Neanderthalic opinion might whinge about the decline of empire, etc., etc., but for the Army, the Royal Marines, and British taxpayers, this is unquestionably good news. As long ago as 1985, as Baroness Thatcher’s government was debating how to dispose of Westland Helicopters, Michael Heseltine invoked the experience of the Falklands War, observing that sovereign freedom of action hinged not upon one’s ability to build any given military platform domestically, but to modify and repair them. Lasting interruptions in supply apply mostly to countries like North Korea.
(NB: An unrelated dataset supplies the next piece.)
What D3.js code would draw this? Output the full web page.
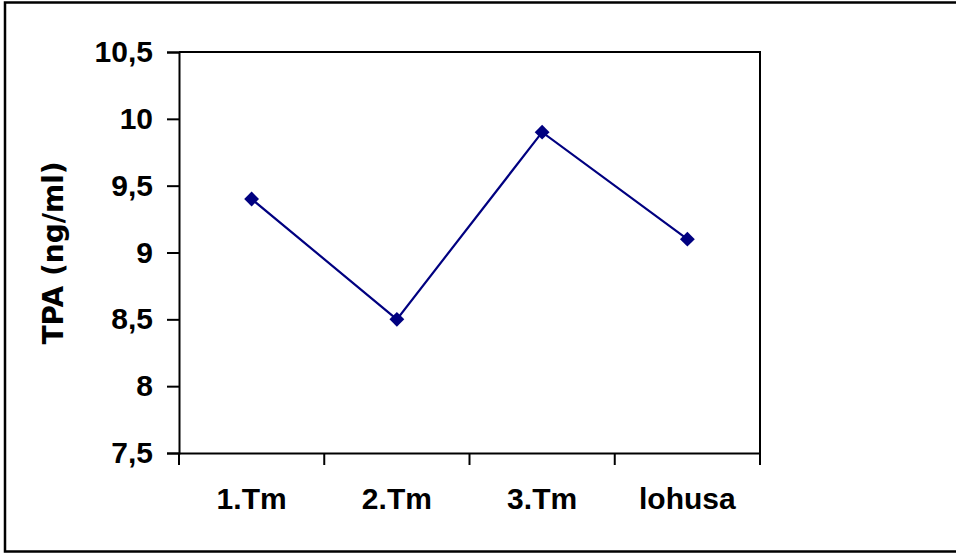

British military performance in Afghanistan and Iraq has only been aided so far by the recent supply of armored vehicles from South Africa, the United States, Sweden, and Singapore, so it is hard to see why what applies in an emergency should not apply generally.
It is not even obvious that this is altogether bad news for BAE Systems. The company is bidding on the Army’s two priority projects—the Warrior Lethality Improvement Program (WLIP) and the FRES tracked scout vehicle—but neither bid involves a wholly British-build product. The WLIP entry comes from the CTA consortium with Nexter, and its light tank will probably be based on Hägglunds’ CV90. Allowing offshore production may actually provide BAE’s management the encouragement needed to source what they need from where they can most efficiently get it. That’s just good business, regardless of the industry.